Card manipulator, 18 minutes (1). Who would have thought, fifteen years ago, watching this man as one of the team of Berol and Beroal, “The Bagpicker and the Artist,” that he would have developed into the marvelously gifted entertainer he is to-day? Quite the greatest single artist we have ever had here, and in this laudatory tribute I voice the opinion of all who witnesses his marvelous skill at all performances yesterday. His was a flattering reception, truly well-deserved.

Hawthorne & Inglis

Song, dance and comedy, 2 men, 17 min. (1). The same two ‘nuts’ with the same parcel of ‘nutty’ nonsense as when here before kept the laughs many anf [sic] frequent, and success rewards their efforts on this, their second visitation within two years.

The Three Keltons

Musical, 2 ladies, 1 man, 15 min, C.D.F. A rip-roaring, roisterous [sic] bang-up of noise for a finish, with a few moments of melody in the earlier session, gave pleasure and received excellent applause.
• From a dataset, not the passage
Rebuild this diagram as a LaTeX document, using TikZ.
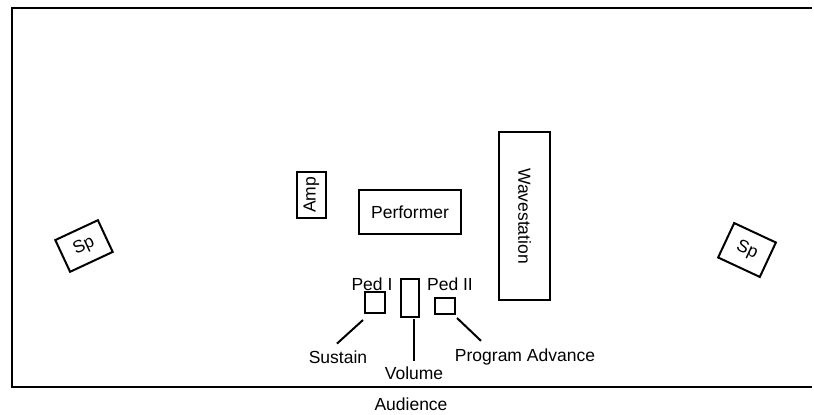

Our audiences yesterday evidently appreciated a volume of noise rather than the more agreeable strains of melody naturally looked for a musical offering.

Patricola & Myers

Song, dance & comedy. (2) 13 minutes. Comedy produces gales of laughter, and the eccentric dancing, in which the act abounds, is very funny and the laughs were continuous throughout. NOTE: Two dancing on a three-act bill does not make much variety and there was a very discernible note of ‘sameness.’

Paul Dulzell & Co.

Sketch, 3 men, 16 min. Full stage, special set. Well-written and exceedingly capably acted sketch, the audience receiving it with better spirit than any playlet presented here for a long, lomg [sic] time. In view of the town’s antipathy to sketches in general, the reception of this one was most gratifying.